Children of Solidarnosc

Lack of work on my part this week. Mainly due to overwork at the day job and volunteering at the Document Human Rights Film Festival at the CCA.

I did projection of two films tonight! One called Beslan: The Right To Live, which was a rather muddled film about the aftermath of the terrorist takeover of a school in the town of Beslan in southern Russia, and a fantastic film called Children of Solidarnosc.

The latter was a wonderfully assured, confident, incisive, thought-provoking (I could go on) piece following the children of leaders of the Solidarity movement in Poland. It was a cross sectional view of modern Poland. It talked to a young teacher whose father wrote a wonderfully tender song for her when she was one, explaining why her dad was away all the time and how he hoped to bring about a better world for his little girl. The song became an anthem for the workers but had less impact at home, and she admits feeling bitterness towards her father. In a discussion round the dinner table she talks of the struggles for her generation in a capitalist society. Her parents are a little sceptical, listing the freedoms young people now enjoy. She finds life just as hard she says. At home she and her boyfriend bone up on Ireland whilst packing their possessions into boxes. They plan to live and work there for a few years in an attempt to save up money. "This is our last chance before we have children," they say.

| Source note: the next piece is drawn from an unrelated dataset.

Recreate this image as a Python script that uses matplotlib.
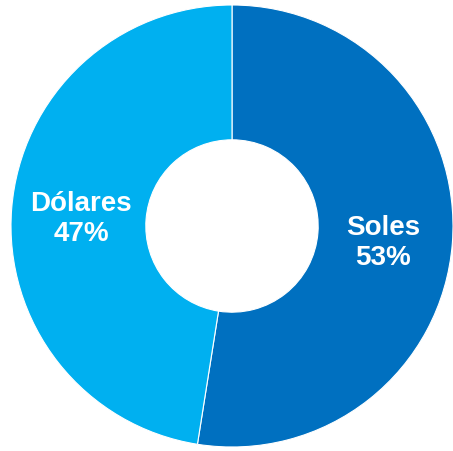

We also met Lukasz, a media analyst in Warsaw who heads home every two weeks to his mother's farm and his 8 brothers and sisters. He worries about what will happen to the farm and his mother, and seems to find the balance between his two lives a hard one to achieve. He says people are leaving Poland and he himself went to the US and England, but "this is where my life is".

Artur, meanwhile, has met a girl named Ana and they are busy planning and building (!!!) their house. He works in the same shipyards his father did and whilst he seems a cheery fellow he moans at the unfair ratio of responsibility to salary.

All of the young people in this film share the problems most young people in the West have. Jobs, money, family, the usual stuff. What sets them apart is the acute realisation they all have that it could've been different, and was for their parents. The one problem they have that Westerners don't is to reconcile the legacy of communism and their parents part in its downfall with their new lives.